- **TASK**
Write out the full set of records exactly. Any pictures in them do not belong in the copy.

- **LISTING**
--- Start ---

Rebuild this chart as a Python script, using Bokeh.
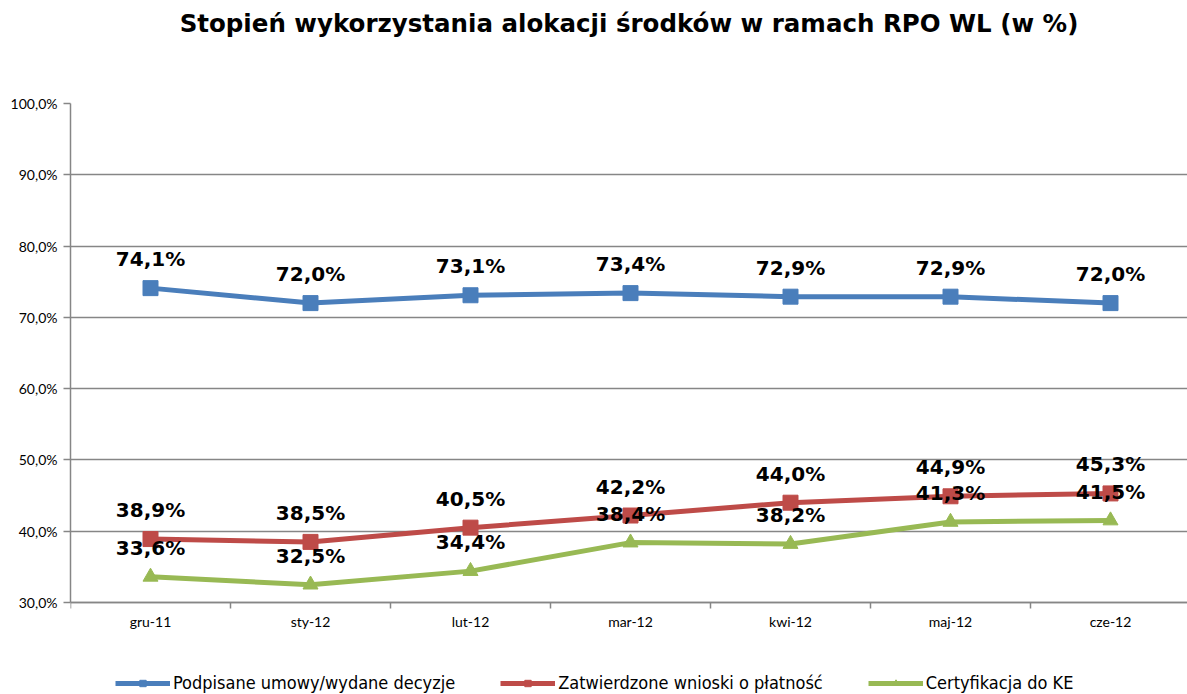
from bokeh.plotting import figure
from bokeh.models import (ColumnDataSource, Range1d, FixedTicker, Legend, LegendItem, Title)
from bokeh.core.properties import value
from bokeh.embed import file_html
from bokeh.resources import INLINE

categories = ["gru-11", "sty-12", "lut-12", "mar-12", "kwi-12", "maj-12", "cze-12"]
podpisane = [74.1, 72.0, 73.1, 73.4, 72.9, 72.9, 72.0]
zatwierdzone = [38.9, 38.5, 40.5, 42.2, 44.0, 44.9, 45.3]
certyfikacja = [33.6, 32.5, 34.4, 38.4, 38.2, 41.3, 41.5]
series_names = ["Podpisane umowy/wydane decyzje", "Zatwierdzone wnioski o płatność", "Certyfikacja do KE"]
y_ticks = [30, 40, 50, 60, 70, 80, 90, 100]

colors = ["#4A7EBB", "#BE4B48", "#98B954"]
markers = ["square", "square", "triangle"]

W, H = 1187, 694
# frame runs to the bottom edge so that the legend (inside the frame) is not clipped;
# the value axis is shown only from 30 to 100 and the category axis sits at 30
p = figure(width=W, height=H, output_backend="svg", toolbar_location=None, title=None,
           x_range=Range1d(-0.5, 6.48125), y_range=Range1d(17.094, 100),
           min_border_left=70, min_border_right=0, min_border_top=103, min_border_bottom=0)
p.outline_line_color = None
p.background_fill_color = "white"

# spacer between frame and title, then the title (outer)
p.add_layout(Title(text=" ", text_font_size="12px", standoff=41), "above")
p.add_layout(Title(text="Stopień wykorzystania alokacji środków w ramach RPO WL (w %)",
                   align="center", vertical_align="top", text_font="DejaVu Sans",
                   text_font_size="24.5px", text_font_style="bold", text_color="black",
                   standoff=14, offset=-35), "above")

xs = list(range(len(categories)))

# axes
xa = p.xaxis[0]
xa.fixed_location = 30
xa.ticker = FixedTicker(ticks=xs, minor_ticks=[i - 0.5 for i in range(len(categories) + 1)])
xa.major_label_overrides = {i: c for i, c in enumerate(categories)}
xa.major_tick_line_color = None
xa.major_tick_out = 0
xa.major_tick_in = 0
xa.minor_tick_line_color = "#868686"
xa.minor_tick_line_width = 1.5
xa.minor_tick_out = 6
xa.minor_tick_in = 0
xa.axis_line_color = "#868686"
xa.axis_line_width = 1.5
xa.major_label_standoff = 5
xa.major_label_text_font = "Lato"
xa.major_label_text_font_size = "14px"
xa.major_label_text_color = "black"

ya = p.yaxis[0]
ya.bounds = (30, 100)
ya.ticker = FixedTicker(ticks=y_ticks)
ya.major_label_overrides = {t: f"{t:.1f}%".replace(".", ",") for t in y_ticks}
ya.major_tick_line_color = "#868686"
ya.major_tick_line_width = 1.5
ya.major_tick_out = 7
ya.major_tick_in = 0
ya.minor_tick_line_color = None
ya.axis_line_color = "#868686"
ya.axis_line_width = 1.5
ya.major_label_standoff = 6
ya.major_label_text_font = "Lato"
ya.major_label_text_font_size = "14px"
ya.major_label_text_color = "black"

p.xgrid.grid_line_color = None
p.ygrid.grid_line_color = "#868686"
p.ygrid.grid_line_width = 1.5

items = []
for name, vals, col, mk in zip(series_names, [podpisane, zatwierdzone, certyfikacja], colors, markers):
    src = ColumnDataSource(dict(x=xs, y=vals, lbl=[f"{v:.1f}%".replace(".", ",") for v in vals]))
    ln = p.line("x", "y", source=src, line_color=col, line_width=5)
    sc = p.scatter("x", "y", source=src, marker=mk, size=15, fill_color=col, line_color=col)
    p.text("x", "y", text="lbl", source=src, text_font=value("DejaVu Sans"), text_font_style="bold",
           text_font_size="20px", text_align="center", text_baseline="middle", y_offset=-29,
           text_color="black")
    items.append(LegendItem(label=name, renderers=[ln, sc]))

legend = Legend(items=items, orientation="horizontal", location=(45, 1),
                label_text_font="DejaVu Sans Condensed", label_text_font_size="18px",
                label_text_color="black", label_height=18,
                glyph_width=55, glyph_height=16, spacing=45, padding=0, margin=0,
                border_line_color=None, background_fill_alpha=0, label_standoff=3)
p.add_layout(legend)

open("out.html", "w").write(file_html(p, INLINE))
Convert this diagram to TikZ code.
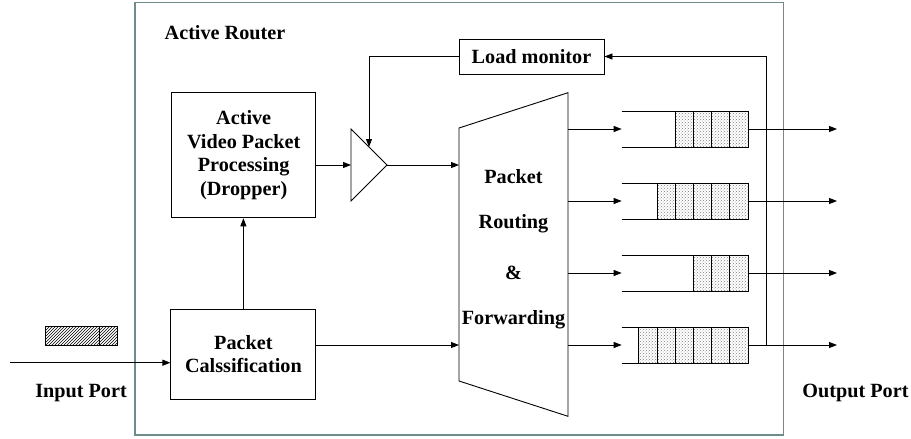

--- End ---

- **WRITTEN RESPONSE**
Rebuild this chart as a Python script, using Bokeh.
from bokeh.plotting import figure
from bokeh.models import (ColumnDataSource, Range1d, FixedTicker, Legend, LegendItem, Title)
from bokeh.core.properties import value
from bokeh.embed import file_html
from bokeh.resources import INLINE

categories = ["gru-11", "sty-12", "lut-12", "mar-12", "kwi-12", "maj-12", "cze-12"]
podpisane = [74.1, 72.0, 73.1, 73.4, 72.9, 72.9, 72.0]
zatwierdzone = [38.9, 38.5, 40.5, 42.2, 44.0, 44.9, 45.3]
certyfikacja = [33.6, 32.5, 34.4, 38.4, 38.2, 41.3, 41.5]
series_names = ["Podpisane umowy/wydane decyzje", "Zatwierdzone wnioski o płatność", "Certyfikacja do KE"]
y_ticks = [30, 40, 50, 60, 70, 80, 90, 100]

colors = ["#4A7EBB", "#BE4B48", "#98B954"]
markers = ["square", "square", "triangle"]

W, H = 1187, 694
# frame runs to the bottom edge so that the legend (inside the frame) is not clipped;
# the value axis is shown only from 30 to 100 and the category axis sits at 30
p = figure(width=W, height=H, output_backend="svg", toolbar_location=None, title=None,
           x_range=Range1d(-0.5, 6.48125), y_range=Range1d(17.094, 100),
           min_border_left=70, min_border_right=0, min_border_top=103, min_border_bottom=0)
p.outline_line_color = None
p.background_fill_color = "white"

# spacer between frame and title, then the title (outer)
p.add_layout(Title(text=" ", text_font_size="12px", standoff=41), "above")
p.add_layout(Title(text="Stopień wykorzystania alokacji środków w ramach RPO WL (w %)",
                   align="center", vertical_align="top", text_font="DejaVu Sans",
                   text_font_size="24.5px", text_font_style="bold", text_color="black",
                   standoff=14, offset=-35), "above")

xs = list(range(len(categories)))

# axes
xa = p.xaxis[0]
xa.fixed_location = 30
xa.ticker = FixedTicker(ticks=xs, minor_ticks=[i - 0.5 for i in range(len(categories) + 1)])
xa.major_label_overrides = {i: c for i, c in enumerate(categories)}
xa.major_tick_line_color = None
xa.major_tick_out = 0
xa.major_tick_in = 0
xa.minor_tick_line_color = "#868686"
xa.minor_tick_line_width = 1.5
xa.minor_tick_out = 6
xa.minor_tick_in = 0
xa.axis_line_color = "#868686"
xa.axis_line_width = 1.5
xa.major_label_standoff = 5
xa.major_label_text_font = "Lato"
xa.major_label_text_font_size = "14px"
xa.major_label_text_color = "black"

ya = p.yaxis[0]
ya.bounds = (30, 100)
ya.ticker = FixedTicker(ticks=y_ticks)
ya.major_label_overrides = {t: f"{t:.1f}%".replace(".", ",") for t in y_ticks}
ya.major_tick_line_color = "#868686"
ya.major_tick_line_width = 1.5
ya.major_tick_out = 7
ya.major_tick_in = 0
ya.minor_tick_line_color = None
ya.axis_line_color = "#868686"
ya.axis_line_width = 1.5
ya.major_label_standoff = 6
ya.major_label_text_font = "Lato"
ya.major_label_text_font_size = "14px"
ya.major_label_text_color = "black"

p.xgrid.grid_line_color = None
p.ygrid.grid_line_color = "#868686"
p.ygrid.grid_line_width = 1.5

items = []
for name, vals, col, mk in zip(series_names, [podpisane, zatwierdzone, certyfikacja], colors, markers):
    src = ColumnDataSource(dict(x=xs, y=vals, lbl=[f"{v:.1f}%".replace(".", ",") for v in vals]))
    ln = p.line("x", "y", source=src, line_color=col, line_width=5)
    sc = p.scatter("x", "y", source=src, marker=mk, size=15, fill_color=col, line_color=col)
    p.text("x", "y", text="lbl", source=src, text_font=value("DejaVu Sans"), text_font_style="bold",
           text_font_size="20px", text_align="center", text_baseline="middle", y_offset=-29,
           text_color="black")
    items.append(LegendItem(label=name, renderers=[ln, sc]))

legend = Legend(items=items, orientation="horizontal", location=(45, 1),
                label_text_font="DejaVu Sans Condensed", label_text_font_size="18px",
                label_text_color="black", label_height=18,
                glyph_width=55, glyph_height=16, spacing=45, padding=0, margin=0,
                border_line_color=None, background_fill_alpha=0, label_standoff=3)
p.add_layout(legend)

open("out.html", "w").write(file_html(p, INLINE))
Convert this diagram to TikZ code.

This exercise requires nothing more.